- [Direction] In the listing below, pick out lines with "that".

- [Records supplied]
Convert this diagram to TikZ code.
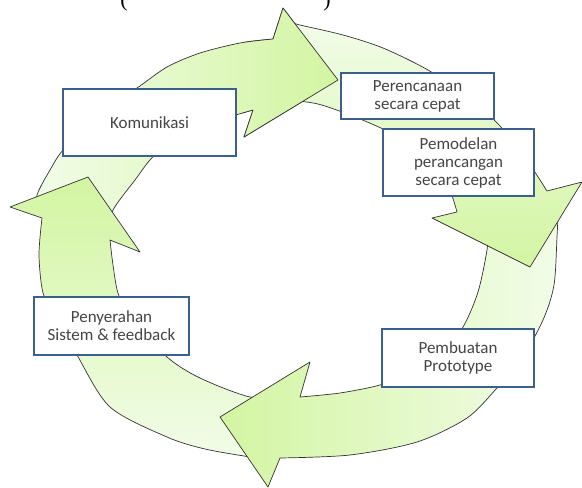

...

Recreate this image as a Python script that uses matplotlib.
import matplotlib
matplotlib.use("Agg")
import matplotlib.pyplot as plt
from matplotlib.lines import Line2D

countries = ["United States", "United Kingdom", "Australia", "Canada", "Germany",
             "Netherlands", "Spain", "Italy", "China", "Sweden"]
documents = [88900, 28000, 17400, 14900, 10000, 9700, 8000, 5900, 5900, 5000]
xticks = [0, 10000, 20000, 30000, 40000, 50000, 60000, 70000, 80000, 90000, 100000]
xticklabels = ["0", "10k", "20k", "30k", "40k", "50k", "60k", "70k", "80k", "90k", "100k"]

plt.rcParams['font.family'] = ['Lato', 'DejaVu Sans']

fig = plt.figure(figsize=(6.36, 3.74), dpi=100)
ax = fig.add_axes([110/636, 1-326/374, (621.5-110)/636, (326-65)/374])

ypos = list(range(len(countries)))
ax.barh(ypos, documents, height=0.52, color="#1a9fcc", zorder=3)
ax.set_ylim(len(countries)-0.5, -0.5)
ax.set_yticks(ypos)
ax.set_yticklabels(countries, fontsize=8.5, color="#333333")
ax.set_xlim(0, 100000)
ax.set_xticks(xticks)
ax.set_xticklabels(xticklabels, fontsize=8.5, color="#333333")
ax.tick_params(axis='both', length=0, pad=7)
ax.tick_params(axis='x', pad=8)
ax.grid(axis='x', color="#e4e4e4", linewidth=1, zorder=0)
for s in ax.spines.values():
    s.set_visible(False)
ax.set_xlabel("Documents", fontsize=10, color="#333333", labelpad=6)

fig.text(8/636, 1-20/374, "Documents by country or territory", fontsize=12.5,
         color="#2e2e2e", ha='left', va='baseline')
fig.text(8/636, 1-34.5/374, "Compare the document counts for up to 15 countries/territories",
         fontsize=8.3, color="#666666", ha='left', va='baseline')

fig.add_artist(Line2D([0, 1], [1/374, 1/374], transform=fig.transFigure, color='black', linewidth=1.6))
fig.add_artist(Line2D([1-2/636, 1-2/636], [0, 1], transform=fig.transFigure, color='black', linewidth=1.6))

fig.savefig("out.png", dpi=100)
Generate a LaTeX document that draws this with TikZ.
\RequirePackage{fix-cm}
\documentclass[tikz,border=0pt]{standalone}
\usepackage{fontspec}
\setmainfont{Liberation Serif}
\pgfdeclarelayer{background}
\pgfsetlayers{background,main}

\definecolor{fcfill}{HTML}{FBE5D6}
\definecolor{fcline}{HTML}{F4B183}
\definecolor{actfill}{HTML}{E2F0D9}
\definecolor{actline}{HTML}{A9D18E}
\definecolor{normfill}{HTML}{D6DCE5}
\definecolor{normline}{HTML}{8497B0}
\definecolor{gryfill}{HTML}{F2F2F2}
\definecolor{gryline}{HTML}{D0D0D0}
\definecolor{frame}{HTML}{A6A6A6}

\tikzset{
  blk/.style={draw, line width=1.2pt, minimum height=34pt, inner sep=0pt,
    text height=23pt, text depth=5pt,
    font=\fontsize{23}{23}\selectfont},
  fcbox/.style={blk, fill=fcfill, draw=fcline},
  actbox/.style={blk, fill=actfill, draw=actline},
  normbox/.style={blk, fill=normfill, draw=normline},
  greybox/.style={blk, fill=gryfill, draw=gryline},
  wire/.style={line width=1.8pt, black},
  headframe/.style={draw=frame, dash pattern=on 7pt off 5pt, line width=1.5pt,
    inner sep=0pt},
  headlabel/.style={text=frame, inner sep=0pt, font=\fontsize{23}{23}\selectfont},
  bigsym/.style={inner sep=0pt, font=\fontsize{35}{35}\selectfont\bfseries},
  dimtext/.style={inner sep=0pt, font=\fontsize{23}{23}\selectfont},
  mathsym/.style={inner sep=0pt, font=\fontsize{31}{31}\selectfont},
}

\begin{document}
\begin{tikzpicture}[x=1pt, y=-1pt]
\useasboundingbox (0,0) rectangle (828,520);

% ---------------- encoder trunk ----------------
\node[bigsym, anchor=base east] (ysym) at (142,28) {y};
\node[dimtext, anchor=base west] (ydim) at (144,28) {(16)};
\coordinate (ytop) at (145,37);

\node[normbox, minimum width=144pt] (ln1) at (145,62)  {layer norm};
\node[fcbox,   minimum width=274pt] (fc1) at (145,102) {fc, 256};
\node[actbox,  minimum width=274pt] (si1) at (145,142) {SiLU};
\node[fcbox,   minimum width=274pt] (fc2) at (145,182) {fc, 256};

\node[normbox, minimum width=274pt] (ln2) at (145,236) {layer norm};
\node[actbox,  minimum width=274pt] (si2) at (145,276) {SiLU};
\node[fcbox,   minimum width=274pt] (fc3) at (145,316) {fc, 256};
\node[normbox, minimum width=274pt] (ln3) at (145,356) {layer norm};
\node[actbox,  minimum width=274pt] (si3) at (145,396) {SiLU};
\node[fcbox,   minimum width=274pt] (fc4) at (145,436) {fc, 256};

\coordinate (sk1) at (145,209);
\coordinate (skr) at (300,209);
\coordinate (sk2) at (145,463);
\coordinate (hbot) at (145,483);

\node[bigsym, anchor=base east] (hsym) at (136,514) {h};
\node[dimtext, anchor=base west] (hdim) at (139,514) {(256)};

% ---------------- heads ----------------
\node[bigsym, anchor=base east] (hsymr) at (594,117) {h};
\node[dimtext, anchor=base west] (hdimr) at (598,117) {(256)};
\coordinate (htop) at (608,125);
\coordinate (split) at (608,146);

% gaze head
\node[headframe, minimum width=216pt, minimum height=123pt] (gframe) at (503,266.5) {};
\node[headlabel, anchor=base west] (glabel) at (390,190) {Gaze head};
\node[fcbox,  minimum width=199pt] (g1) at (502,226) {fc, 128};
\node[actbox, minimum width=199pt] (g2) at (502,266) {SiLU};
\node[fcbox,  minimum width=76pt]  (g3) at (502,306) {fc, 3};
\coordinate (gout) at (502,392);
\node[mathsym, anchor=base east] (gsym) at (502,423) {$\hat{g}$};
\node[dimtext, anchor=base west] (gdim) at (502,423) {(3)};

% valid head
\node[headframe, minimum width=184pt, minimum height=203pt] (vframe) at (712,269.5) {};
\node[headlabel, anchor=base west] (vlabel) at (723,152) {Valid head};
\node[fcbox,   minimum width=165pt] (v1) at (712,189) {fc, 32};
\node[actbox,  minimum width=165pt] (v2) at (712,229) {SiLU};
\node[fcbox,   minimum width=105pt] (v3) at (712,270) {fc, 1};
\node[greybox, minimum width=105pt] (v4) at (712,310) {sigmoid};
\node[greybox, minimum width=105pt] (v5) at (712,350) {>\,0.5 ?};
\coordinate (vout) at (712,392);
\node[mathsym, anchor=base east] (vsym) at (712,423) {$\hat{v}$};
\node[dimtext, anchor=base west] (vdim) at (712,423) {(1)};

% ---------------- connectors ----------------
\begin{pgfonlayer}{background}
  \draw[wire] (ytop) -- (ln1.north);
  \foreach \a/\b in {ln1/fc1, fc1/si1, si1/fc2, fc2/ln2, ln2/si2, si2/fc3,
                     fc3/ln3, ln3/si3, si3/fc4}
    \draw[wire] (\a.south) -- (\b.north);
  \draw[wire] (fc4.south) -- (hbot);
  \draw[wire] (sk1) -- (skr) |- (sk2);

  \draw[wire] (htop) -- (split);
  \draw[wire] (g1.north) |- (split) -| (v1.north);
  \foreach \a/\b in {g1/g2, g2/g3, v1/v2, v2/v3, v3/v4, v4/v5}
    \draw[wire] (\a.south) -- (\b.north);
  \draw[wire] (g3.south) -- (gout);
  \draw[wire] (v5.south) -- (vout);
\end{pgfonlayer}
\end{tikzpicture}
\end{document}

...

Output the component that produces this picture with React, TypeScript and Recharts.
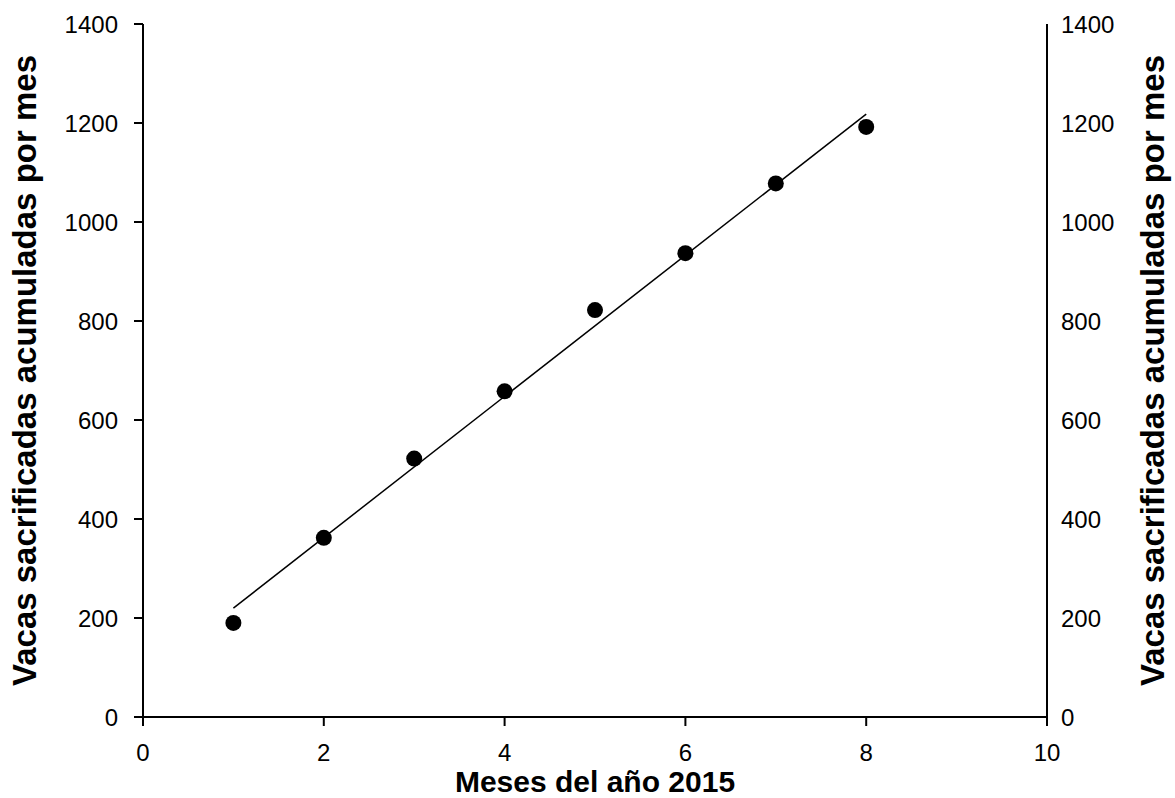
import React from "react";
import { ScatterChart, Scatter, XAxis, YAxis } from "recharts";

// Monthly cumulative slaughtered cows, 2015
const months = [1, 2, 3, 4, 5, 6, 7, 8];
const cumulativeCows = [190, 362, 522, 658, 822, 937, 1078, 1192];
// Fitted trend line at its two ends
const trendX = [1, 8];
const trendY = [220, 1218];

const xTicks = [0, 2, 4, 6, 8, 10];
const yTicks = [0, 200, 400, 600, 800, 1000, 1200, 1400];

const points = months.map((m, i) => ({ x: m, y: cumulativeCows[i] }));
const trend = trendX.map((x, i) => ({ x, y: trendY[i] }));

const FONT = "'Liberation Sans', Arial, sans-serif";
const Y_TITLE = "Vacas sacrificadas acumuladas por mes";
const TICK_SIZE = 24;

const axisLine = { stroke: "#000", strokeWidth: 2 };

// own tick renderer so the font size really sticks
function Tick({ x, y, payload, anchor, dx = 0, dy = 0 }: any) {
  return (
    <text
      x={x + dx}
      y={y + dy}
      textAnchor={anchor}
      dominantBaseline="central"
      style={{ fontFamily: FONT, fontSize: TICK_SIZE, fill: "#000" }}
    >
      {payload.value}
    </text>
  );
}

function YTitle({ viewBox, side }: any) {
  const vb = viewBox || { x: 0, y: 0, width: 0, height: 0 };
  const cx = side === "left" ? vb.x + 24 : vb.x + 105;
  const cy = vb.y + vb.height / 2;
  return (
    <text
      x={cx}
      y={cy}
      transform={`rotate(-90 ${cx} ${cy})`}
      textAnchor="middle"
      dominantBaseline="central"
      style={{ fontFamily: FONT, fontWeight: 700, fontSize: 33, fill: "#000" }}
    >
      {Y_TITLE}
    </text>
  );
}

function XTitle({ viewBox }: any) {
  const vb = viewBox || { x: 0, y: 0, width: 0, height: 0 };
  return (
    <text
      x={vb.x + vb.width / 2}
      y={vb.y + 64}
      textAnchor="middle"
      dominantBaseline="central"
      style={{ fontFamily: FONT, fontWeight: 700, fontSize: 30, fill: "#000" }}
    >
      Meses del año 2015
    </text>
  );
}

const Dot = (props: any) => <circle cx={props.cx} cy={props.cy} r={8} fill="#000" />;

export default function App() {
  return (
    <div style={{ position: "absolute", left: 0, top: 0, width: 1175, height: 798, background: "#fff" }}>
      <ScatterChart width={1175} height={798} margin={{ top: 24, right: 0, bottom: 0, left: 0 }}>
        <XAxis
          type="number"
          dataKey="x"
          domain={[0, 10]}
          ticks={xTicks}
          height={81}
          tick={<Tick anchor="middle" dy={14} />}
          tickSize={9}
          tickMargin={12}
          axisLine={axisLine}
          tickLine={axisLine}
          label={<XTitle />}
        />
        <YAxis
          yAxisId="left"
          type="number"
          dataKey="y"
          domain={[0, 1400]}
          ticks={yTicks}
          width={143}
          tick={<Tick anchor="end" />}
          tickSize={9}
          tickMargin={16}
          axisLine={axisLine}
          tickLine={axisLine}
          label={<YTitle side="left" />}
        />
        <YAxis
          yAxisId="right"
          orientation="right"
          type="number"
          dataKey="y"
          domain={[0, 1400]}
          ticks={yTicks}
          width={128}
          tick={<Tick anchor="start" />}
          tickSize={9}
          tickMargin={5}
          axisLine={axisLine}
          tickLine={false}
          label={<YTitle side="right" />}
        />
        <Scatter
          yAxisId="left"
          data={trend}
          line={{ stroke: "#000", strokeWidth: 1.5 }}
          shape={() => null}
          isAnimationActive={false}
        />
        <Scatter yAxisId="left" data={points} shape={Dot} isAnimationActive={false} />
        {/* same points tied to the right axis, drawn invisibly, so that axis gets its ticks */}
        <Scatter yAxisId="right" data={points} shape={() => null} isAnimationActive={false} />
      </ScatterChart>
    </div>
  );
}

- [The solution]
Recreate this image as a Python script that uses matplotlib.
Generate a LaTeX document that draws this with TikZ.
Output the component that produces this picture with React, TypeScript and Recharts.
        {/* same points tied to the right axis, drawn invisibly, so that axis gets its ticks */}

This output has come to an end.